Recorded data
┄┄┄┄┄┄┄┄┄┄┄┄┄┄┄┄┄┄┄┄
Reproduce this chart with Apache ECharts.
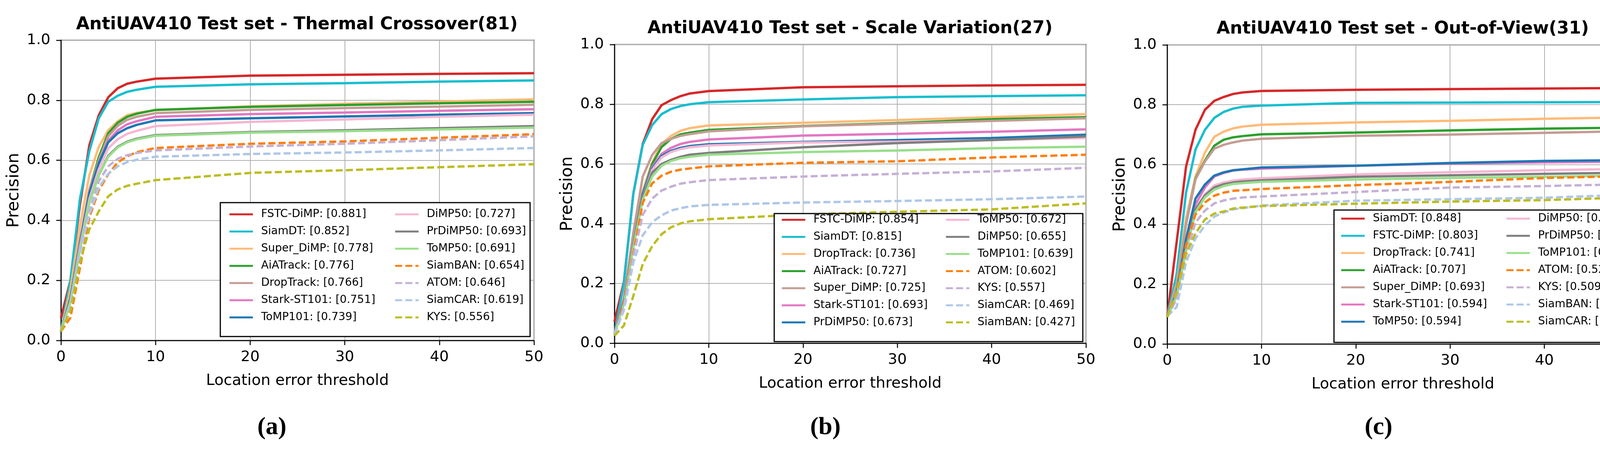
<!DOCTYPE html>
<html>
<head>
<meta charset="utf-8">
<script src="https://cdn.jsdelivr.net/npm/echarts@6/dist/echarts.min.js"></script>
<style>
  html, body { margin: 0; padding: 0; background: #fff; }
  #wrap { position: relative; width: 4266px; height: 1168px; }
  .panel { position: absolute; top: 0; width: 1422px; height: 1168px; }
</style>
</head>
<body>
<div id="wrap">
  <div class="panel" id="pa" style="left:0"></div>
  <div class="panel" id="pb" style="left:1422px"></div>
  <div class="panel" id="pc" style="left:2844px"></div>
</div>
<script>
const FONT = "'DejaVu Sans', sans-serif";

// location error thresholds where the curves were read
const THRESH = [0, 1, 2, 3, 4, 5, 6, 7, 8, 10, 20, 30, 40, 50];

// colour by rank in the legend; the last four are dashed
const COLORS = ['#d62728', '#17becf', '#ffbb78', '#2ca02c', '#c49c94', '#e377c2', '#1f77b4',
                '#f7b6d2', '#7f7f7f', '#98df8a', '#ff7f0e', '#c5b0d5', '#aec7e8', '#bcbd22'];

// (a) Thermal Crossover
const NAMES_A  = ['FSTC-DiMP', 'SiamDT', 'Super_DiMP', 'AiATrack', 'DropTrack', 'Stark-ST101', 'ToMP101',
                  'DiMP50', 'PrDiMP50', 'ToMP50', 'SiamBAN', 'ATOM', 'SiamCAR', 'KYS'];
const SCORES_A = ['0.881', '0.852', '0.778', '0.776', '0.766', '0.751', '0.739',
                  '0.727', '0.693', '0.691', '0.654', '0.646', '0.619', '0.556'];
const PREC_A = [
  [0.075, 0.20, 0.45, 0.65, 0.75, 0.81, 0.84, 0.855, 0.862, 0.872, 0.882, 0.885, 0.888, 0.890],
  [0.03, 0.20, 0.47, 0.63, 0.74, 0.795, 0.815, 0.828, 0.835, 0.845, 0.853, 0.857, 0.862, 0.866],
  [0.03, 0.17, 0.38, 0.55, 0.645, 0.70, 0.73, 0.75, 0.758, 0.767, 0.78, 0.788, 0.796, 0.803],
  [0.03, 0.14, 0.33, 0.50, 0.61, 0.69, 0.725, 0.745, 0.755, 0.768, 0.778, 0.784, 0.79, 0.795],
  [0.03, 0.14, 0.33, 0.50, 0.60, 0.68, 0.715, 0.735, 0.745, 0.757, 0.768, 0.774, 0.779, 0.785],
  [0.03, 0.14, 0.32, 0.49, 0.59, 0.665, 0.70, 0.72, 0.73, 0.745, 0.754, 0.759, 0.765, 0.77],
  [0.03, 0.14, 0.32, 0.49, 0.59, 0.66, 0.69, 0.707, 0.718, 0.733, 0.74, 0.746, 0.752, 0.757],
  [0.03, 0.13, 0.31, 0.47, 0.57, 0.64, 0.67, 0.688, 0.698, 0.714, 0.728, 0.736, 0.745, 0.752],
  [0.03, 0.13, 0.30, 0.46, 0.55, 0.615, 0.645, 0.662, 0.672, 0.684, 0.694, 0.70, 0.707, 0.714],
  [0.03, 0.13, 0.30, 0.46, 0.55, 0.612, 0.643, 0.66, 0.67, 0.682, 0.692, 0.697, 0.703, 0.709],
  [0.03, 0.076, 0.24, 0.41, 0.50, 0.553, 0.593, 0.613, 0.627, 0.641, 0.655, 0.663, 0.675, 0.687],
  [0.03, 0.12, 0.30, 0.43, 0.53, 0.58, 0.605, 0.617, 0.624, 0.633, 0.646, 0.655, 0.667, 0.68],
  [0.03, 0.12, 0.29, 0.42, 0.51, 0.555, 0.58, 0.594, 0.602, 0.612, 0.621, 0.626, 0.633, 0.641],
  [0.03, 0.10, 0.26, 0.37, 0.43, 0.48, 0.503, 0.515, 0.522, 0.534, 0.558, 0.567, 0.577, 0.587],
];

// (b) Scale Variation
const NAMES_B  = ['FSTC-DiMP', 'SiamDT', 'DropTrack', 'AiATrack', 'Super_DiMP', 'Stark-ST101', 'PrDiMP50',
                  'ToMP50', 'DiMP50', 'ToMP101', 'ATOM', 'KYS', 'SiamCAR', 'SiamBAN'];
const SCORES_B = ['0.854', '0.815', '0.736', '0.727', '0.725', '0.693', '0.673',
                  '0.672', '0.655', '0.639', '0.602', '0.557', '0.469', '0.427'];
const PREC_B = [
  [0.072, 0.205, 0.50, 0.667, 0.75, 0.797, 0.814, 0.827, 0.836, 0.844, 0.857, 0.86, 0.863, 0.865],
  [0.03, 0.20, 0.50, 0.664, 0.73, 0.767, 0.784, 0.794, 0.80, 0.807, 0.816, 0.824, 0.827, 0.83],
  [0.03, 0.14, 0.33, 0.51, 0.604, 0.667, 0.694, 0.711, 0.72, 0.729, 0.738, 0.747, 0.757, 0.767],
  [0.03, 0.14, 0.33, 0.50, 0.60, 0.657, 0.684, 0.699, 0.705, 0.714, 0.727, 0.737, 0.75, 0.757],
  [0.03, 0.15, 0.37, 0.558, 0.63, 0.67, 0.684, 0.694, 0.70, 0.709, 0.726, 0.735, 0.744, 0.753],
  [0.03, 0.14, 0.33, 0.50, 0.59, 0.634, 0.654, 0.667, 0.674, 0.682, 0.695, 0.701, 0.708, 0.716],
  [0.03, 0.14, 0.33, 0.50, 0.585, 0.627, 0.644, 0.654, 0.66, 0.666, 0.674, 0.68, 0.687, 0.698],
  [0.03, 0.14, 0.33, 0.49, 0.58, 0.622, 0.64, 0.65, 0.656, 0.662, 0.672, 0.675, 0.68, 0.687],
  [0.03, 0.14, 0.33, 0.49, 0.571, 0.60, 0.614, 0.624, 0.631, 0.637, 0.656, 0.67, 0.68, 0.692],
  [0.03, 0.13, 0.32, 0.48, 0.558, 0.594, 0.61, 0.619, 0.624, 0.631, 0.64, 0.645, 0.653, 0.658],
  [0.03, 0.13, 0.30, 0.47, 0.535, 0.561, 0.574, 0.581, 0.585, 0.592, 0.604, 0.609, 0.622, 0.631],
  [0.03, 0.12, 0.29, 0.43, 0.484, 0.511, 0.524, 0.534, 0.539, 0.546, 0.558, 0.567, 0.575, 0.587],
  [0.03, 0.11, 0.27, 0.361, 0.405, 0.428, 0.444, 0.452, 0.458, 0.463, 0.471, 0.476, 0.482, 0.491],
  [0.025, 0.059, 0.158, 0.265, 0.325, 0.365, 0.388, 0.401, 0.408, 0.415, 0.431, 0.44, 0.448, 0.468],
];

// (c) Out-of-View
const NAMES_C  = ['SiamDT', 'FSTC-DiMP', 'DropTrack', 'AiATrack', 'Super_DiMP', 'Stark-ST101', 'ToMP50',
                  'DiMP50', 'PrDiMP50', 'ToMP101', 'ATOM', 'KYS', 'SiamBAN', 'SiamCAR'];
const SCORES_C = ['0.848', '0.803', '0.741', '0.707', '0.693', '0.594', '0.594',
                  '0.567', '0.558', '0.548', '0.529', '0.509', '0.478', '0.468'];
const PREC_C = [
  [0.09, 0.34, 0.593, 0.716, 0.783, 0.813, 0.826, 0.836, 0.841, 0.846, 0.85, 0.852, 0.854, 0.856],
  [0.09, 0.233, 0.506, 0.65, 0.716, 0.756, 0.776, 0.787, 0.793, 0.797, 0.806, 0.807, 0.808, 0.809],
  [0.09, 0.20, 0.42, 0.56, 0.64, 0.693, 0.71, 0.721, 0.727, 0.733, 0.741, 0.746, 0.753, 0.758],
  [0.09, 0.19, 0.40, 0.553, 0.613, 0.663, 0.683, 0.691, 0.695, 0.701, 0.707, 0.714, 0.72, 0.724],
  [0.09, 0.19, 0.40, 0.55, 0.61, 0.653, 0.666, 0.674, 0.68, 0.686, 0.696, 0.70, 0.706, 0.712],
  [0.09, 0.16, 0.33, 0.466, 0.523, 0.56, 0.572, 0.58, 0.583, 0.586, 0.596, 0.603, 0.607, 0.61],
  [0.09, 0.17, 0.35, 0.486, 0.533, 0.563, 0.574, 0.581, 0.584, 0.59, 0.596, 0.605, 0.612, 0.615],
  [0.09, 0.16, 0.32, 0.45, 0.50, 0.53, 0.54, 0.546, 0.55, 0.554, 0.567, 0.574, 0.581, 0.586],
  [0.09, 0.16, 0.32, 0.45, 0.497, 0.523, 0.534, 0.54, 0.543, 0.547, 0.559, 0.564, 0.569, 0.573],
  [0.09, 0.16, 0.31, 0.44, 0.49, 0.516, 0.528, 0.535, 0.538, 0.542, 0.55, 0.555, 0.559, 0.564],
  [0.09, 0.17, 0.33, 0.433, 0.473, 0.496, 0.506, 0.512, 0.514, 0.518, 0.531, 0.542, 0.555, 0.562],
  [0.09, 0.15, 0.30, 0.406, 0.446, 0.47, 0.48, 0.486, 0.49, 0.493, 0.508, 0.523, 0.528, 0.535],
  [0.093, 0.123, 0.273, 0.353, 0.396, 0.426, 0.44, 0.45, 0.454, 0.463, 0.479, 0.484, 0.489, 0.50],
  [0.09, 0.17, 0.30, 0.37, 0.416, 0.436, 0.443, 0.453, 0.456, 0.461, 0.469, 0.476, 0.481, 0.491],
];

const BLACK_LINE = { color: '#000', width: 2.5 };
const GRID_LINE  = { color: '#b0b0b0', width: 2 };

function drawPanel(id, p) {
  const c = echarts.init(document.getElementById(id), null, { renderer: 'canvas' });
  const labelOf = {};
  p.names.forEach((n, i) => { labelOf[n] = n + ': [' + p.scores[i] + ']'; });

  // one legend per column so the columns sit where the reference has them
  const legendCol = (names, left) => ({
    orient: 'vertical', left, top: p.row0 - 16, padding: 0,
    width: 360, height: 7 * p.pitch,
    itemWidth: 60, itemHeight: 32, itemGap: p.pitch - 32,
    selectedMode: false, data: names,
    itemStyle: { opacity: 0 },
    lineStyle: { width: 5 },
    formatter: n => labelOf[n],
    textStyle: { fontFamily: FONT, fontSize: 28, color: '#000', padding: [0, 0, 0, 16] },
  });

  c.setOption({
    animation: false,
    title: {
      text: p.title, left: p.titleX, top: p.titleY, padding: 0,
      textAlign: 'center', textVerticalAlign: 'middle',
      textStyle: { fontFamily: FONT, fontWeight: 'bold', fontSize: 44.5, color: '#000' },
    },
    grid: {
      left: p.grid[0], top: p.grid[1], width: p.grid[2], height: p.grid[3],
      show: true, borderColor: '#000', borderWidth: 2.5, backgroundColor: '#fff',
      outerBoundsMode: 'none',
    },
    xAxis: {
      type: 'value', min: 0, max: 50, interval: 10,
      name: 'Location error threshold', nameLocation: 'middle', nameGap: 84,
      nameTextStyle: { fontFamily: FONT, fontSize: 39, color: '#000' },
      axisLine: { show: true, onZero: false, lineStyle: BLACK_LINE },
      axisTick: { show: true, length: 12, lineStyle: BLACK_LINE },
      axisLabel: { fontFamily: FONT, fontSize: 38, color: '#000', margin: 24 },
      splitLine: { show: true, lineStyle: GRID_LINE },
    },
    yAxis: {
      type: 'value', min: 0, max: 1, interval: 0.2,
      name: 'Precision', nameLocation: 'middle', nameRotate: 90, nameGap: p.yNameGap,
      nameTextStyle: { fontFamily: FONT, fontSize: 43, color: '#000' },
      axisLine: { show: true, lineStyle: BLACK_LINE },
      axisTick: { show: true, length: 12, lineStyle: BLACK_LINE },
      axisLabel: { fontFamily: FONT, fontSize: 38, color: '#000', margin: 27, formatter: v => v.toFixed(1) },
      splitLine: { show: true, lineStyle: GRID_LINE },
    },
    legend: [legendCol(p.names.slice(0, 7), p.col1), legendCol(p.names.slice(7), p.col2)],
    graphic: [
      {
        type: 'rect', z: 3, silent: true, x: p.box[0], y: p.box[1],
        shape: { x: 0, y: 0, width: p.box[2], height: p.box[3] },
        style: { fill: '#fff', stroke: '#000', lineWidth: 3 },
      },
      {
        type: 'text', x: p.capX, y: 1095, silent: true,
        style: {
          text: p.caption, fontFamily: "'Liberation Serif', serif", fontWeight: 'bold',
          fontSize: 64, fill: '#000', align: 'center', verticalAlign: 'middle',
        },
      },
    ],
    series: p.names.map((n, i) => ({
      name: n, type: 'line', z: 2,
      data: THRESH.map((x, k) => [x, p.prec[i][k]]),
      symbol: 'none', showSymbol: false, smooth: false,
      lineStyle: { color: COLORS[i], width: 6, type: i >= 10 ? [18, 8] : 'solid', cap: 'butt' },
      itemStyle: { color: COLORS[i] },
    })),
  });
  return c;
}

drawPanel('pa', {
  title: 'AntiUAV410 Test set - Thermal Crossover(81)', titleX: 760, titleY: 63,
  names: NAMES_A, scores: SCORES_A, prec: PREC_A,
  grid: [156, 103, 1211, 769], yNameGap: 98,
  row0: 551, pitch: 48, col1: 585, col2: 1009, box: [564, 519, 793, 343],
  caption: '(a)', capX: 696,
});
drawPanel('pb', {
  title: 'AntiUAV410 Test set - Scale Variation(27)', titleX: 754, titleY: 73,
  names: NAMES_B, scores: SCORES_B, prec: PREC_B,
  grid: [151, 114, 1207, 765], yNameGap: 99,
  row0: 565, pitch: 47.8, col1: 577, col2: 997, box: [560, 547, 790, 328],
  caption: '(b)', capX: 691,
});
drawPanel('pc', {
  title: 'AntiUAV410 Test set - Out-of-View(31)', titleX: 747, titleY: 74,
  names: NAMES_C, scores: SCORES_C, prec: PREC_C,
  grid: [144, 115, 1207, 766], yNameGap: 93,
  row0: 562, pitch: 48, col1: 587, col2: 1010, box: [571, 538, 771, 339],
  caption: '(c)', capX: 685,
});
</script>
</body>
</html>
┄┄┄┄┄┄┄┄┄┄┄┄┄┄┄┄┄┄┄┄
Begin at the first line of the material and copy each line exactly through the one containing "30, 40, 50];". Omit pictures.

Answer for the task
Reproduce this chart with Apache ECharts.
<!DOCTYPE html>
<html>
<head>
<meta charset="utf-8">
<script src="https://cdn.jsdelivr.net/npm/echarts@6/dist/echarts.min.js"></script>
<style>
  html, body { margin: 0; padding: 0; background: #fff; }
  #wrap { position: relative; width: 4266px; height: 1168px; }
  .panel { position: absolute; top: 0; width: 1422px; height: 1168px; }
</style>
</head>
<body>
<div id="wrap">
  <div class="panel" id="pa" style="left:0"></div>
  <div class="panel" id="pb" style="left:1422px"></div>
  <div class="panel" id="pc" style="left:2844px"></div>
</div>
<script>
const FONT = "'DejaVu Sans', sans-serif";

// location error thresholds where the curves were read
const THRESH = [0, 1, 2, 3, 4, 5, 6, 7, 8, 10, 20, 30, 40, 50];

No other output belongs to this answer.